Today the Government “launches” its National Fraud Strategy. I qualify the verb because none of the quality papers seems to be running the story, and the press releases have not yet appeared on the websites of the Attorney General or the Ministry of Justice.
And well might Baroness Scotland be ashamed. The Strategy is a mishmash of things that are being done already with one new initiative – a National Fraud Reporting Centre, to be run by the City of London Police. This is presumably intended to defuse the Lords’ criticisms of the current system whereby fraud must be reported to the banks, not to the police. As our blog has frequently reported, banks dump liability for fraud on customers by making false claims about system security and imposing unreasinable terms and conditions. This is a regulatory failure: the FSA has been just as gullible in accepting the banking industry’s security models as they were about accepting its credit-risk models. (The ombudsman has also been eager to please.)

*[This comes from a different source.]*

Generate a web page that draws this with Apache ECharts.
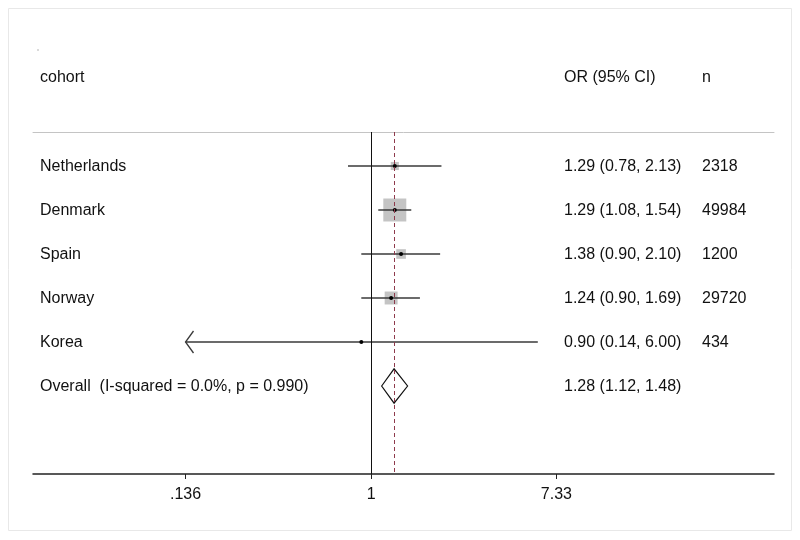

So what’s wrong with the new arrangements? Quite simply, the National Fraud Reporting Centre will nestle comfortably alongside the City force’s Dedicated Cheque and Plastic Crime Unit, which investigates card fraud but is funded by the banks. Given this disgraceful arrangement, which is more worthy of Uzbekistan than of Britain, you have to ask how eager the City force will be to investigate offences that bankers don’t want investigated, such as the growing number of insider frauds and chip card cloning? And how vigorously will City cops investigate their paymasters for the fraud of claiming that their systems are secure, when they’re not, in order to avoid paying compensation to defrauded accountholders? The purpose of the old system was to keep the fraud figures artificially low while enabling the banks to control such investigations as did take place. And what precisely has changed?
The lessons of the credit crunch just don’t seem to have sunk in yet. The Government just can’t kick the habit of kowtowing to bankers.